TMZ Founder (& Former Miami Law Professor) Harvey Levin Speaks to Law Students

The latest salvo in Operation Varsity Blues came recently when “Full House” star Lori Loughlin pleaded not guilty to charges leveled in the college bribery scam, according to Harvey Levin, the reigning king of celebrity news.
Picture of Harvey Levin
Harvey Levin

At an event sponsored by Miami Law’s Entertainment & Sports Law Society and the LL.M. in Entertainment, Arts and Sports Law, the founder and managing editor of TMZ enthralled a gathering of law students. In the Alma Jennings Foundation Student Lounge last week, he swerved out of the strictly celebrity lane opining on why the college admissions prosecutions are a sham. 

“This is revenge on rich people,” said the former Miami Law professor, investigative journalist, legal analyst, and television producer. “Everyone is out for blood.”

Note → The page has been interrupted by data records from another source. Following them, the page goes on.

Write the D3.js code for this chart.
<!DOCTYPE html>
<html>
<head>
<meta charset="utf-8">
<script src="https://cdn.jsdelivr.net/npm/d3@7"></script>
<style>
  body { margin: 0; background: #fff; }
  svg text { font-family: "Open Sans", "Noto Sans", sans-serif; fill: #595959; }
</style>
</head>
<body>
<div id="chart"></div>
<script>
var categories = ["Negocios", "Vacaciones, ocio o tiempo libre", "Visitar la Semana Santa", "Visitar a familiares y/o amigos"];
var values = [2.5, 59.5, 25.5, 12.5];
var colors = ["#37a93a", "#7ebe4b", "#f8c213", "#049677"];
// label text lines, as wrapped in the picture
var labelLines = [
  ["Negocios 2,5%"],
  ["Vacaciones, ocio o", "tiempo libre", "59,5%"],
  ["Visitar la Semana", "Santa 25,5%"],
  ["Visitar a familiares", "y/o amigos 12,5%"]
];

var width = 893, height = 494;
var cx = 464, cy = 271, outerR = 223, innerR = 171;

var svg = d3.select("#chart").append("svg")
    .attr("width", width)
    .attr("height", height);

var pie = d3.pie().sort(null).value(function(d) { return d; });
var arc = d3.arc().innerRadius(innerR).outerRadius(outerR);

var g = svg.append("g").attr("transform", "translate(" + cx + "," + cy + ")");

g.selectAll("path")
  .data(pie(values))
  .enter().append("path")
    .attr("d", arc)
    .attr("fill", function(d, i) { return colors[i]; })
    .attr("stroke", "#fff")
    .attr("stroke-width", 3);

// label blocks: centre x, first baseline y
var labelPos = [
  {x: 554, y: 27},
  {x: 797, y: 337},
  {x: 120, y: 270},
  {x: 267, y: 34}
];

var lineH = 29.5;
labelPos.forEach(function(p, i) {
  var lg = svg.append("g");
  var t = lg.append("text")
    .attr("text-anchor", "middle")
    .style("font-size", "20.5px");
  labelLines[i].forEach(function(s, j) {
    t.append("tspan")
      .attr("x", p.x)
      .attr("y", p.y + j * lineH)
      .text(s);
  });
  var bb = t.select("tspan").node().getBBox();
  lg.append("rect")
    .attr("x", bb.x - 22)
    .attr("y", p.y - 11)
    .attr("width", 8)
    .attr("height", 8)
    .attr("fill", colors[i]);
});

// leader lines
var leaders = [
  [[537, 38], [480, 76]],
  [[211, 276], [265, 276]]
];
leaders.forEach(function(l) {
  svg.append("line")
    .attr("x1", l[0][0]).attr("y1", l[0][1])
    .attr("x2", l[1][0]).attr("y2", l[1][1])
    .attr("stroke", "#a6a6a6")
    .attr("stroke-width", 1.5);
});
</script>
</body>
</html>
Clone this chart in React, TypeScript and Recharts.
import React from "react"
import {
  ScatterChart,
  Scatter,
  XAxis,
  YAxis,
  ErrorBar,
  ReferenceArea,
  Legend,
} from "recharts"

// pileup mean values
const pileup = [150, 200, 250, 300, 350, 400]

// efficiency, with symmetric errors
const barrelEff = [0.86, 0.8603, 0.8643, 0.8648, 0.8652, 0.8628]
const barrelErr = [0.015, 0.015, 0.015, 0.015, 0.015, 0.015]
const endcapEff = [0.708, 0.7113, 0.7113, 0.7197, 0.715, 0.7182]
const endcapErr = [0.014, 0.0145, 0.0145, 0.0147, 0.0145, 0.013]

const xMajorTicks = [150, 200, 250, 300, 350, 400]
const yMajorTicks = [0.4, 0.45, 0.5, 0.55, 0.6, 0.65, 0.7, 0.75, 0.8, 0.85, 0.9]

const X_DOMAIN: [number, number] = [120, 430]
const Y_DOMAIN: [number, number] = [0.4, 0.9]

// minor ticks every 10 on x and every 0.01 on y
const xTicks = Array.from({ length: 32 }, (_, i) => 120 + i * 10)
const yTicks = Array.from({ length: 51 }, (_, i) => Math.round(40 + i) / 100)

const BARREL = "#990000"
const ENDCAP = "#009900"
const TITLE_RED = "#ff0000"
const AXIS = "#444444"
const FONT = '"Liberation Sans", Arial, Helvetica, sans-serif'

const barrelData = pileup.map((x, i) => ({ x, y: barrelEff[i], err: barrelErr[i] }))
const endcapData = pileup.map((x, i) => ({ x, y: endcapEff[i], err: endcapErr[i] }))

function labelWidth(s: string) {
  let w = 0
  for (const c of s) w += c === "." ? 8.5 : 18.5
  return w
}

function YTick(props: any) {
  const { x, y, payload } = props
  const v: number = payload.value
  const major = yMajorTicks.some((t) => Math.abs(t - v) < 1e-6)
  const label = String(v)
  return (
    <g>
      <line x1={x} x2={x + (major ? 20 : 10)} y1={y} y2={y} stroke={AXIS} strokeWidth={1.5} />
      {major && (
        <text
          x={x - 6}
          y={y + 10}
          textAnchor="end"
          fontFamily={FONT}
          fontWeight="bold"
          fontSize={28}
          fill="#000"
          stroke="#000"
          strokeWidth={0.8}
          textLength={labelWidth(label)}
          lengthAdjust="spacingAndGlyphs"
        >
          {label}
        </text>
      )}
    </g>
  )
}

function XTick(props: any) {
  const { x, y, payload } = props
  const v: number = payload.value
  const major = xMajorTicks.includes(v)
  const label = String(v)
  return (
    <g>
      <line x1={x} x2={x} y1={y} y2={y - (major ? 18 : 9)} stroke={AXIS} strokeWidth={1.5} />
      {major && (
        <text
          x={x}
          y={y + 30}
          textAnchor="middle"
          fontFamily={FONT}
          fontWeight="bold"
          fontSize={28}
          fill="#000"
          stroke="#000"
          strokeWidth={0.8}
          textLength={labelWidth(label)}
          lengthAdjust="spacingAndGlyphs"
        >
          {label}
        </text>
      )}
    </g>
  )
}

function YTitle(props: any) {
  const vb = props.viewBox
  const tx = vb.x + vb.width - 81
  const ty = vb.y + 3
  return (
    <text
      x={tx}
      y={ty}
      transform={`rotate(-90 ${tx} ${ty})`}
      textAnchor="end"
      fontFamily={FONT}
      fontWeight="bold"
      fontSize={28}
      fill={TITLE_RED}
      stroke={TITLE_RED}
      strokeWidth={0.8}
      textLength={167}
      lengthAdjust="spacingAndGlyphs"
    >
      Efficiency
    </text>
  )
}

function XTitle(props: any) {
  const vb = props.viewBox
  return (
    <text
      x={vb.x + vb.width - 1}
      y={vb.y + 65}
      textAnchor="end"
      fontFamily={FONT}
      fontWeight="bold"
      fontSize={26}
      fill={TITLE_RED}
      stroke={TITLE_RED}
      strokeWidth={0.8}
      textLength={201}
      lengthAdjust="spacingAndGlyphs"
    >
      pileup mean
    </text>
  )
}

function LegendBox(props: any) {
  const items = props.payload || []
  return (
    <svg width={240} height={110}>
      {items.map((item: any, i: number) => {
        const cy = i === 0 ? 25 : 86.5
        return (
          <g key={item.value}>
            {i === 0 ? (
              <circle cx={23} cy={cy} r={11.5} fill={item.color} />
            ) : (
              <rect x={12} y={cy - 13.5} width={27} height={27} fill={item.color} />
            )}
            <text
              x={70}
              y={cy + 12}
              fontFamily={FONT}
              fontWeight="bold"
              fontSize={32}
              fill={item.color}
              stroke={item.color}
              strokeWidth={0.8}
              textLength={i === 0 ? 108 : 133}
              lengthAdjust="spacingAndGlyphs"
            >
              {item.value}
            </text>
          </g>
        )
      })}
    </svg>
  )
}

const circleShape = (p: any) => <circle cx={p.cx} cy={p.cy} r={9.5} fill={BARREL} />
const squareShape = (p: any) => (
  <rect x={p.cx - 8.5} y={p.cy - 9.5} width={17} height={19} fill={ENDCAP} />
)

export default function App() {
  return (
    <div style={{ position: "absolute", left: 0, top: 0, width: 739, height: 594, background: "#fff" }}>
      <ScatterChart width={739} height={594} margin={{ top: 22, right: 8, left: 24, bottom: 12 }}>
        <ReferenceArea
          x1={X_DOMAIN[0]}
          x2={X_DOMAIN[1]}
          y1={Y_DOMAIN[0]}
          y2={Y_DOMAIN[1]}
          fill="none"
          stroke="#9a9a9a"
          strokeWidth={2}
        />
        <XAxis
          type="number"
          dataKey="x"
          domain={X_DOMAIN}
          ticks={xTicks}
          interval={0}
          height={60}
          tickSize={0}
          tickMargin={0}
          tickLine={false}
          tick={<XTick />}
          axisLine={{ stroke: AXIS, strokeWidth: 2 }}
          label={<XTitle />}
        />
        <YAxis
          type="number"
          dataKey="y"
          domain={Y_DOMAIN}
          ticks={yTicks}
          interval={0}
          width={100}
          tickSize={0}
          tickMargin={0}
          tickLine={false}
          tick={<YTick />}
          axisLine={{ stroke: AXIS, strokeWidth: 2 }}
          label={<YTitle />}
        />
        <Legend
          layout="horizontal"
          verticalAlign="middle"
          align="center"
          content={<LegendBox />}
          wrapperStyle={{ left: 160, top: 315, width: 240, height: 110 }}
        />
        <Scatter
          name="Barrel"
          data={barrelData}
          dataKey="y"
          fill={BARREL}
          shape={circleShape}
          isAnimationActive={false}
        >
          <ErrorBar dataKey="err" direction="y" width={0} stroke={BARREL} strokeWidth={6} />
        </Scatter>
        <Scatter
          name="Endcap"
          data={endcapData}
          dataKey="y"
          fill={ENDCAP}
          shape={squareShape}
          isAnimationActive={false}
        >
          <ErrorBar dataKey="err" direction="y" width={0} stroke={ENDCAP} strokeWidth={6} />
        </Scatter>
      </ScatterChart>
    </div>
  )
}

The 68-year-old California native said that the institutions have been complicit for the last 100 years by favoring the oft-low achieving offspring of very wealthy donors, and by attracting star athletes and coddling them with undeserved passing grades. The problem today is that “everyone has a contact and there aren’t that many spaces,” he said.

“Felicity Huffman went in on a standardized test that everybody has to take and she got a proctor to rig the exam, that is much closer to that line if not over the line than Lori Loughlin who talked to Rick Singer, who went to the crew coach and says, ‘Olivia Jade and Isabella want to go to USC. Would you just say they are on the crew team?’ It’s wrong but it’s not a crime.” 

The nine-time Emmy winner hosts of FOX News’ OBJECTified since 2016 and currently produces three shows under the TMZ brand. Levin launched the company – which stands for “thirty-mile zone,” or the historical studio district of Los Angeles – in 2005.

The 1975 law school graduate came to Miami Law at the invitation of Dean Soia Mentschikoff, his favorite professor at University of Chicago Law School. “It was the best year of my life and that was a long time ago. I love the University of Miami Law School.”

In the more than one hour discourse, Levin sussed out the track that took him from law student/law professor to helm of the media company valued at over $100 million and urged the students into the law, telling them the world needs a fresh crop of jurists who are not beholden by alliances.

“It was telling and enlightening to listen to Harvey Levin’s career arc from lawyer to professor to legal analyst to producer,” said Samantha Finkel, a third-year law student and president of ESLS.

 “It very much drove home the notion that a law degree can stake you down any number of satisfying and nontraditional work paths.”